Si les recherches de gain de fonction impliquant des pathogènes infectieux soulèvent des questions légitimes, on pourra s’étonner de l’attention accordée à l’étude de Boston, alors que des travaux analogues, mais de plus grande envergure, sont publiés sans engendrer la moindre réaction médiatique. En effet, fin septembre, une équipe chinoise a présenté dans la revue Nature Communications les résultats d’expériences réalisées avec divers virus hybrides, intégrant à un Sars-CoV-2 ancestral les protéines spike des variants alpha, beta, gamma, kappa, delta, lambda, omicron et N.1.618.

Avec les réserves d’usages liées au fait que ces résultats n’ont pas encore été revus par les pairs, Bruno Canard juge l’expérience menée dans le laboratoire de Boston, «qui a été réalisée dans des conditions de sécurité correctes», «permet d’obtenir des informations scientifiques intéressantes». «Elle montre qu’y a des mutations additionnelles dans le squelette du virus qui jouent un rôle pour stimuler l’immunité innée, ou dans la capacité de virus à se répliquer, etc.»
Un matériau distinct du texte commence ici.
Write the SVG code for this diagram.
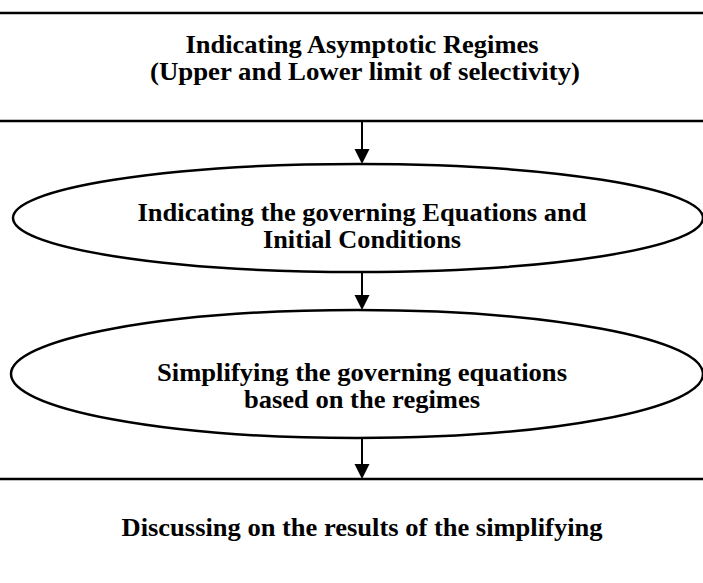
<svg xmlns="http://www.w3.org/2000/svg" width="703" height="583" viewBox="0 0 703 583">
<defs>
<style>
.shape{fill:#fff;stroke:#000;stroke-width:2.5}
.t{font-family:"Liberation Serif","Times New Roman",serif;font-weight:bold;font-size:26px;fill:#000;text-anchor:middle}
.c{stroke:#000;stroke-width:2;fill:none}
.ah{fill:#000}
</style>
</defs>
<rect width="703" height="583" fill="#fff"/>
<g id="connectors">
<line class="c" x1="362" y1="122" x2="362" y2="150"/>
<path class="ah" d="M354.5,149 L369.5,149 L362,164 Z"/>
<line class="c" x1="362" y1="272" x2="362" y2="296"/>
<path class="ah" d="M354.5,295 L369.5,295 L362,310 Z"/>
<line class="c" x1="362" y1="438" x2="362" y2="465"/>
<path class="ah" d="M354.5,464 L369.5,464 L362,479 Z"/>
</g>
<g id="node1">
<rect class="shape" x="-20" y="13" width="743" height="108" rx="10"/>
<text class="t" x="362" y="53" textLength="353" lengthAdjust="spacingAndGlyphs">Indicating Asymptotic Regimes</text>
<text class="t" x="365" y="80" textLength="430" lengthAdjust="spacingAndGlyphs">(Upper and Lower limit of selectivity)</text>
</g>
<g id="node2">
<ellipse class="shape" cx="358" cy="218" rx="345" ry="54"/>
<text class="t" x="362" y="221" textLength="449" lengthAdjust="spacingAndGlyphs">Indicating the governing Equations and</text>
<text class="t" x="362" y="248" textLength="198" lengthAdjust="spacingAndGlyphs">Initial Conditions</text>
</g>
<g id="node3">
<ellipse class="shape" cx="357" cy="374" rx="346" ry="64"/>
<text class="t" x="362" y="381" textLength="410" lengthAdjust="spacingAndGlyphs">Simplifying the governing equations</text>
<text class="t" x="362" y="408" textLength="236" lengthAdjust="spacingAndGlyphs">based on the regimes</text>
</g>
<g id="node4">
<rect class="shape" x="-20" y="479" width="743" height="130" rx="10"/>
<text class="t" x="362" y="536" textLength="481" lengthAdjust="spacingAndGlyphs">Discussing on the results of the simplifying</text>
</g>
</svg>
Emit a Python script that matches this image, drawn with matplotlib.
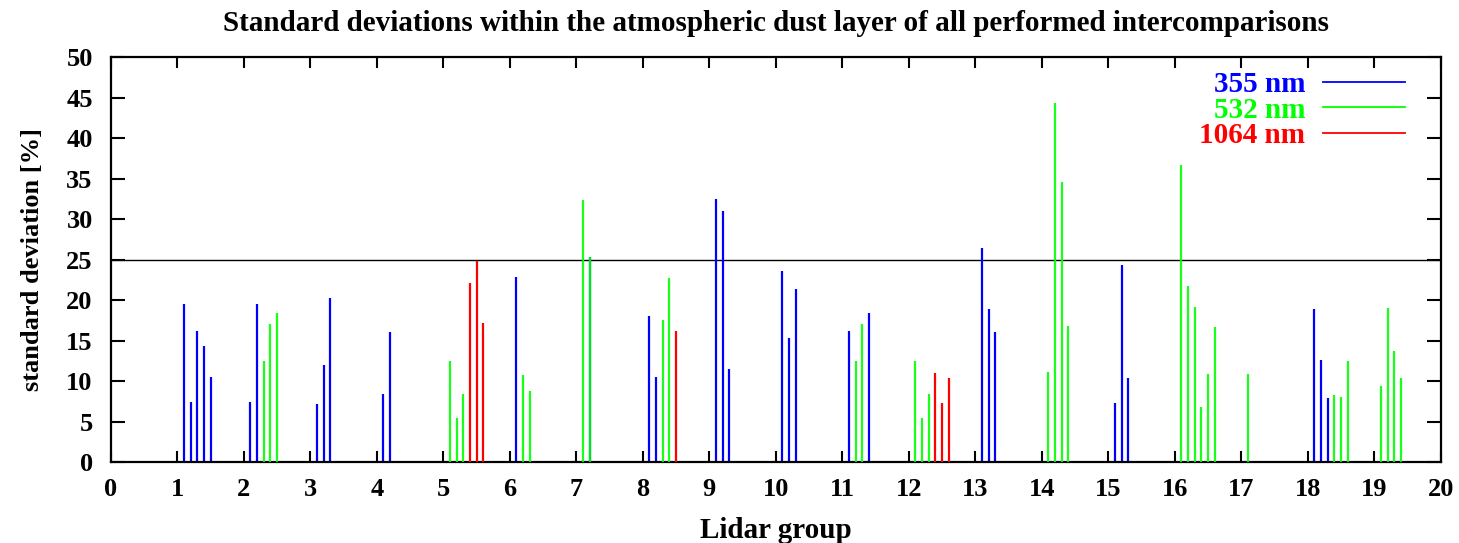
import matplotlib
matplotlib.use("Agg")
import matplotlib.pyplot as plt
from matplotlib.lines import Line2D

# ---- data ----
pos_355 = [1.1, 1.2, 1.3, 1.4, 1.5, 2.1, 2.2, 3.1, 3.2, 3.3, 4.1, 4.2, 6.1, 7.2,
           8.1, 8.2, 9.1, 9.2, 9.3, 10.1, 10.2, 10.3, 11.1, 11.4,
           13.1, 13.2, 13.3, 15.1, 15.2, 15.3, 18.1, 18.2, 18.3]
val_355 = [19.6, 7.45, 16.2, 14.4, 10.5, 7.45, 19.6, 7.16, 12.06, 20.3, 8.4, 16.05, 22.9, 25.3,
           18.1, 10.5, 32.5, 31.0, 11.56, 23.6, 15.35, 21.36, 16.2, 18.4,
           26.4, 18.9, 16.05, 7.28, 24.3, 10.37, 18.9, 12.6, 7.94]

pos_532 = [2.3, 2.4, 2.5, 5.1, 5.2, 5.3, 6.2, 6.3, 7.1, 7.2, 8.3, 8.4,
           11.2, 11.3, 12.1, 12.2, 12.3, 14.1, 14.2, 14.3, 14.4,
           16.1, 16.2, 16.3, 16.4, 16.5, 16.6, 17.1, 18.4, 18.5, 18.6,
           19.1, 19.2, 19.3, 19.4]
val_532 = [12.55, 17.1, 18.4, 12.5, 5.47, 8.44, 10.8, 8.85, 32.4, 25.3, 17.6, 22.7,
           12.5, 17.1, 12.5, 5.47, 8.44, 11.15, 44.3, 34.6, 16.8,
           36.75, 21.8, 19.2, 6.83, 10.86, 16.7, 10.86, 8.27, 8.07, 12.47,
           9.42, 19.1, 13.7, 10.45]

pos_1064 = [5.4, 5.5, 5.6, 8.5, 12.4, 12.5, 12.6]
val_1064 = [22.1, 24.9, 17.24, 16.2, 11.07, 7.28, 10.37]

threshold = 25
labels = ["355 nm", "532 nm", "1064 nm"]
x_ticks = list(range(0, 21))
y_ticks = list(range(0, 51, 5))

title = "Standard deviations within the atmospheric dust layer of all performed intercomparisons"
xlabel = "Lidar group"
ylabel = "standard deviation [%]"

# ---- style ----
plt.rcParams['font.family'] = ['Liberation Serif', 'DejaVu Serif']
plt.rcParams['font.weight'] = 'bold'

W, H = 1459, 543
fig = plt.figure(figsize=(W / 100, H / 100), dpi=100)
ax = fig.add_axes([110.8 / W, 1 - 462.3 / H, (1440.8 - 110.8) / W, (462.3 - 57.3) / H])

colors = ['#0000ff', '#00ff00', '#ff0000']
lw = 1.6
ax.vlines(pos_355, 0, val_355, colors=colors[0], linewidth=lw, zorder=2)
ax.vlines(pos_532, 0, val_532, colors=colors[1], linewidth=lw, zorder=3, alpha=0.9)
ax.vlines(pos_1064, 0, val_1064, colors=colors[2], linewidth=lw, zorder=4)
ax.axhline(threshold, color='black', linewidth=1.0, zorder=1)

ax.set_xlim(0, 20)
ax.set_ylim(0, 50)
ax.set_xticks(x_ticks)
ax.set_yticks(y_ticks)
ax.tick_params(axis='both', direction='in', top=True, right=True, width=1.5,
               labelsize=19)
ax.tick_params(axis='x', length=8, pad=11)
ax.tick_params(axis='y', length=10, pad=13)
for lab in ax.get_xticklabels() + ax.get_yticklabels():
    lab.set_fontweight('bold')
for s in ax.spines.values():
    s.set_linewidth(1.6)

ax.set_title(title, fontsize=21, fontweight='bold', pad=19)
ax.set_xlabel(xlabel, fontsize=21, fontweight='bold', labelpad=12)
ax.set_ylabel(ylabel, fontsize=19, fontweight='bold', labelpad=16)

handles = [Line2D([], [], color=c, linewidth=1.3) for c in colors]
leg = fig.legend(handles, labels, loc='upper right', markerfirst=False, frameon=False,
                 bbox_to_anchor=(1405 / W, 1 - 71 / H), bbox_transform=fig.transFigure,
                 borderaxespad=0, borderpad=0, handlelength=2.8, handletextpad=0.62,
                 labelspacing=-0.05, labelcolor='linecolor',
                 prop={'family': 'Liberation Serif', 'weight': 'bold', 'size': 21})

fig.savefig("out.png", dpi=100)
Parce que cette étude «a été menée sur des virus qui circulent déjà, dont on connaît déjà la spike et le squelette, et auxquels les populations ont déjà été exposées», Bruno Canard juge ces recherches «clairement, beaucoup moins préoccupantes que d’autres». «C’est notamment bien moins dangereux que d’aller chercher des nouveaux virus – dans des conditions de sécurité souvent pas très bien définies – de les ramener en laboratoire, et de leur faire franchir la barrière d’espèce pour déterminer s’ils vont, un jour, passer chez l’homme.» Un type de recherche qui, insiste-t-il, «n’a jamais permis de prévoir d’épidémie», et revient, selon lui, «à chercher une fuite de gaz avec un briquet».